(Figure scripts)
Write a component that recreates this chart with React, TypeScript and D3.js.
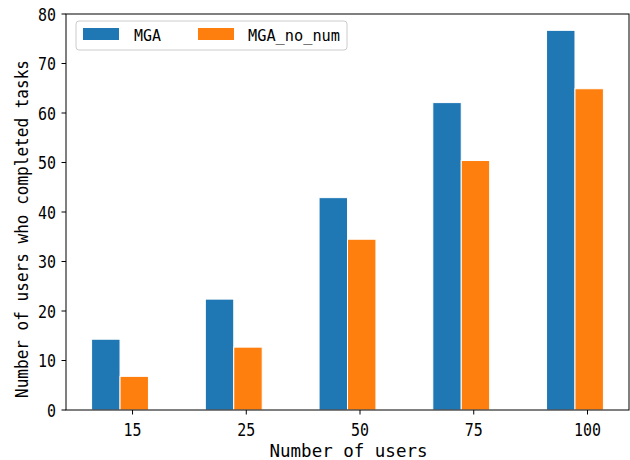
import React from 'react';
import * as d3 from 'd3';

const categories = ['15', '25', '50', '75', '100'];
const mgaValues = [14.3, 22.4, 42.9, 62.1, 76.7];
const noNumValues = [6.8, 12.7, 34.5, 50.4, 64.9];
const yTicks = [0, 10, 20, 30, 40, 50, 60, 70, 80];

const BLUE = '#1f77b4';
const ORANGE = '#ff7f0e';
const FONT = '"DejaVu Sans Mono", monospace';

const W = 630;
const H = 460;
// plot frame
const m = { l: 66, r: 629, t: 14, b: 410 };

const App = () => {
  // bar offsets relative to the tick, in category units
  const bw = 0.25;
  const blueOff = -0.36;
  const orangeOff = blueOff + bw;
  const lo = blueOff;
  const hi = categories.length - 1 + orangeOff + bw;
  const pad = (hi - lo) * 0.05;

  const x = d3.scaleLinear().domain([lo - pad, hi + pad]).range([m.l, m.r]);
  const y = d3.scaleLinear().domain([0, 80]).range([m.b, m.t]);

  const charW = 9; // half-width glyph look

  return (
    <svg width={W} height={H} style={{ position: 'absolute', left: 0, top: 0 }} fontFamily={FONT}>
      <rect width={W} height={H} fill="#fff" />

      {categories.map((c, i) => (
        <g key={c}>
          <rect
            x={x(i + blueOff)}
            y={y(mgaValues[i])}
            width={x(i + blueOff + bw) - x(i + blueOff)}
            height={y(0) - y(mgaValues[i])}
            fill={BLUE}
            stroke="#fff"
            strokeWidth={1}
          />
          <rect
            x={x(i + orangeOff)}
            y={y(noNumValues[i])}
            width={x(i + orangeOff + bw) - x(i + orangeOff)}
            height={y(0) - y(noNumValues[i])}
            fill={ORANGE}
            stroke="#fff"
            strokeWidth={1}
          />
        </g>
      ))}

      {/* frame */}
      <rect x={m.l} y={m.t} width={m.r - m.l} height={m.b - m.t} fill="none" stroke="#000" strokeWidth={1} />

      {/* y ticks */}
      {yTicks.map(t => (
        <g key={t}>
          <line x1={m.l - 4.5} x2={m.l} y1={y(t)} y2={y(t)} stroke="#000" strokeWidth={1} />
          <text
            x={m.l - 10}
            y={y(t) + 6.5}
            fontSize={18}
            textAnchor="end"
            textLength={String(t).length * charW}
            lengthAdjust="spacingAndGlyphs"
            fill="#000"
          >
            {t}
          </text>
        </g>
      ))}

      {/* x ticks */}
      {categories.map((c, i) => (
        <g key={c}>
          <line x1={x(i)} x2={x(i)} y1={m.b} y2={m.b + 4.5} stroke="#000" strokeWidth={1} />
          <text
            x={x(i)}
            y={m.b + 26}
            fontSize={17}
            textAnchor="middle"
            textLength={c.length * charW}
            lengthAdjust="spacingAndGlyphs"
            fill="#000"
          >
            {c}
          </text>
        </g>
      ))}

      {/* axis labels */}
      <text
        x={(m.l + m.r) / 2 + 1}
        y={457}
        fontSize={17}
        textAnchor="middle"
        textLength={158}
        lengthAdjust="spacingAndGlyphs"
        fill="#000"
      >
        Number of users
      </text>
      <text
        transform={`translate(28, ${(m.t + m.b) / 2 + 17}) rotate(-90)`}
        fontSize={18}
        textAnchor="middle"
        textLength={338}
        lengthAdjust="spacingAndGlyphs"
        fill="#000"
      >
        Number of users who completed tasks
      </text>

      {/* legend */}
      <g>
        <rect x={76} y={21} width={271} height={29} rx={3} fill="#fff" fillOpacity={0.8} stroke="#cccccc" strokeWidth={1} />
        <rect x={83} y={28} width={36} height={12} fill={BLUE} />
        <text x={134} y={41} fontSize={16} textLength={27} lengthAdjust="spacingAndGlyphs" fill="#000">
          MGA
        </text>
        <rect x={198} y={28} width={36} height={12} fill={ORANGE} />
        <text x={248} y={41} fontSize={16} textLength={92} lengthAdjust="spacingAndGlyphs" fill="#000">
          MGA_no_num
        </text>
      </g>
    </svg>
  );
};

export default App;
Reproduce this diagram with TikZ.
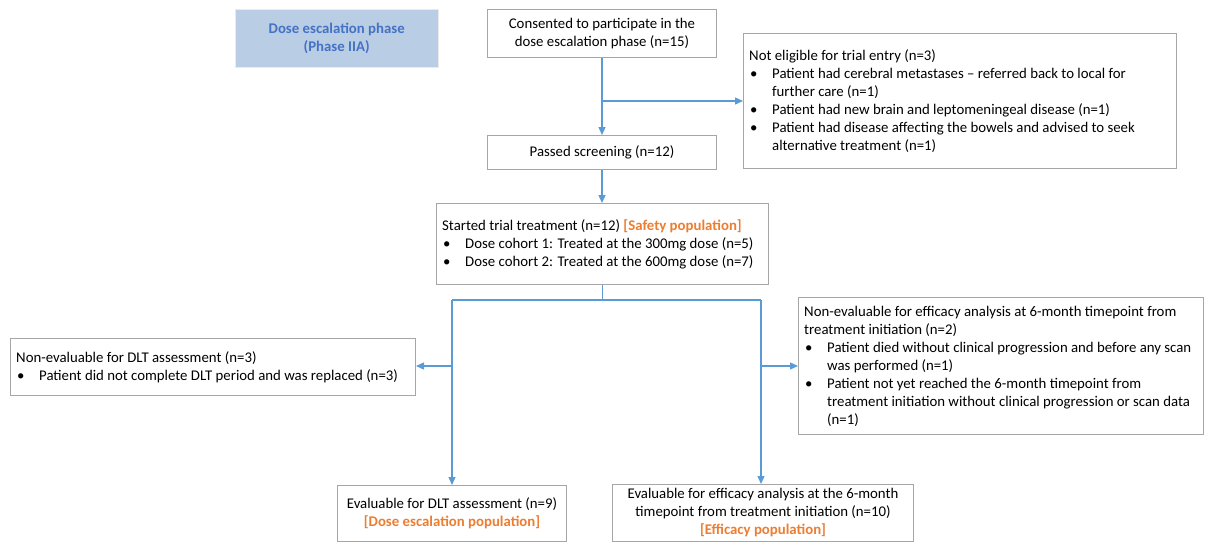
\documentclass[tikz,border=0pt]{standalone}
\usepackage{fontspec}
\setmainfont{Carlito}
\usetikzlibrary{arrows.meta}
\definecolor{flow}{HTML}{5B9BD5}
\definecolor{frame}{HTML}{A6A6A6}
\definecolor{popn}{HTML}{ED7D31}
\definecolor{phasefill}{HTML}{B9CDE5}
\definecolor{phasetext}{HTML}{4472C4}
% bullet marker and the hanging indent of wrapped bullet lines
\newcommand{\bul}{\makebox[23pt][l]{\hspace{1pt}\textbullet}}
\newcommand{\cont}{\hspace*{23pt}}
\newcommand{\popn}[1]{\textcolor{popn}{\textbf{#1}}}
\begin{document}
\begin{tikzpicture}[x=1pt,y=-1pt,
  every node/.style={font=\fontsize{14.8}{18}\selectfont, inner sep=0pt},
  box/.style={draw=frame, line width=1pt, fill=white, anchor=north west, align=center},
  txt/.style={anchor=west, align=left},
  lnk/.style={draw=flow, line width=1.3pt},
  arr/.style={lnk, -{Triangle[length=8pt,width=7pt]}}]
\useasboundingbox (0,0) rectangle (1211,543);

% phase label
\node[anchor=north west, fill=phasefill, draw=black!8, minimum width=203pt, minimum height=58pt,
      align=center, text=phasetext, font=\fontsize{14.8}{18}\selectfont\bfseries] (phase) at (235,9)
  {Dose escalation phase\\(Phase IIA)};

% main column
\node[box, minimum width=229pt, minimum height=48pt] (consent) at (487,9)
  {Consented to participate in the\\dose escalation phase (n=15)};
\node[box, minimum width=229pt, minimum height=34pt] (passed) at (487,135)
  {Passed screening (n=12)};
\node[box, minimum width=332pt, minimum height=81pt] (started) at (436,203) {};
\node[txt] (started-t) at ([xshift=6pt]started.west)
  {Started trial treatment (n=12) \popn{[Safety population]}\\
   \bul Dose cohort 1: Treated at the 300mg dose (n=5)\\
   \bul Dose cohort 2: Treated at the 600mg dose (n=7)};

% exclusions
\node[box, minimum width=433pt, minimum height=135pt] (notelig) at (743,33) {};
\node[txt] (notelig-t) at ([xshift=6pt]notelig.west)
  {Not eligible for trial entry (n=3)\\
   \bul Patient had cerebral metastases – referred back to local for\\
   \cont further care (n=1)\\
   \bul Patient had new brain and leptomeningeal disease (n=1)\\
   \bul Patient had disease affecting the bowels and advised to seek\\
   \cont alternative treatment (n=1)};

\node[box, minimum width=405pt, minimum height=57pt] (dltne) at (10,338) {};
\node[txt] (dltne-t) at ([xshift=6pt]dltne.west)
  {Non-evaluable for DLT assessment (n=3)\\
   \bul Patient did not complete DLT period and was replaced (n=3)};

\node[box, minimum width=405pt, minimum height=137pt] (effne) at (798,297) {};
\node[txt] (effne-t) at ([xshift=6pt]effne.west)
  {Non-evaluable for efficacy analysis at 6-month timepoint from\\
   treatment initiation (n=2)\\
   \bul Patient died without clinical progression and before any scan\\
   \cont was performed (n=1)\\
   \bul Patient not yet reached the 6-month timepoint from\\
   \cont treatment initiation without clinical progression or scan data\\
   \cont (n=1)};

% analysis populations
\node[box, minimum width=229pt, minimum height=56pt] (dlte) at (337,485)
  {Evaluable for DLT assessment (n=9)\\\popn{[Dose escalation population]}};
\node[box, minimum width=301pt, minimum height=57pt] (effe) at (612,484)
  {Evaluable for efficacy analysis at the 6-month\\timepoint from treatment initiation (n=10)\\\popn{[Efficacy population]}};

% connectors
\coordinate (b1) at (601.5,101);
\coordinate (jl) at (452,300);
\coordinate (jr) at (761,300);
\coordinate (al) at (452,366);
\coordinate (ar) at (761,366);

\draw[arr] (consent.south) -- (passed.north);
\draw[arr] (b1) -- (b1 -| notelig.west);
\draw[arr] (passed.south) -- (passed.south |- started.north);
\draw[lnk] (started.south) -- (started.south |- jl);
\draw[lnk] (jl) -- (jr);
\draw[arr] (jl) -- (jl |- dlte.north);
\draw[arr] (jr) -- (jr |- effe.north);
\draw[arr] (al) -- (al -| dltne.east);
\draw[arr] (ar) -- (ar -| effne.west);
\end{tikzpicture}
\end{document}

**REQUIRED WORK:**
Without any pictures, reproduce the lines from the first one in the material through the line that has "t: 14, b: 410", exactly as they appear.

**IN RESPONSE:**
Write a component that recreates this chart with React, TypeScript and D3.js.
import React from 'react';
import * as d3 from 'd3';

const categories = ['15', '25', '50', '75', '100'];
const mgaValues = [14.3, 22.4, 42.9, 62.1, 76.7];
const noNumValues = [6.8, 12.7, 34.5, 50.4, 64.9];
const yTicks = [0, 10, 20, 30, 40, 50, 60, 70, 80];

const BLUE = '#1f77b4';
const ORANGE = '#ff7f0e';
const FONT = '"DejaVu Sans Mono", monospace';

const W = 630;
const H = 460;
// plot frame
const m = { l: 66, r: 629, t: 14, b: 410 };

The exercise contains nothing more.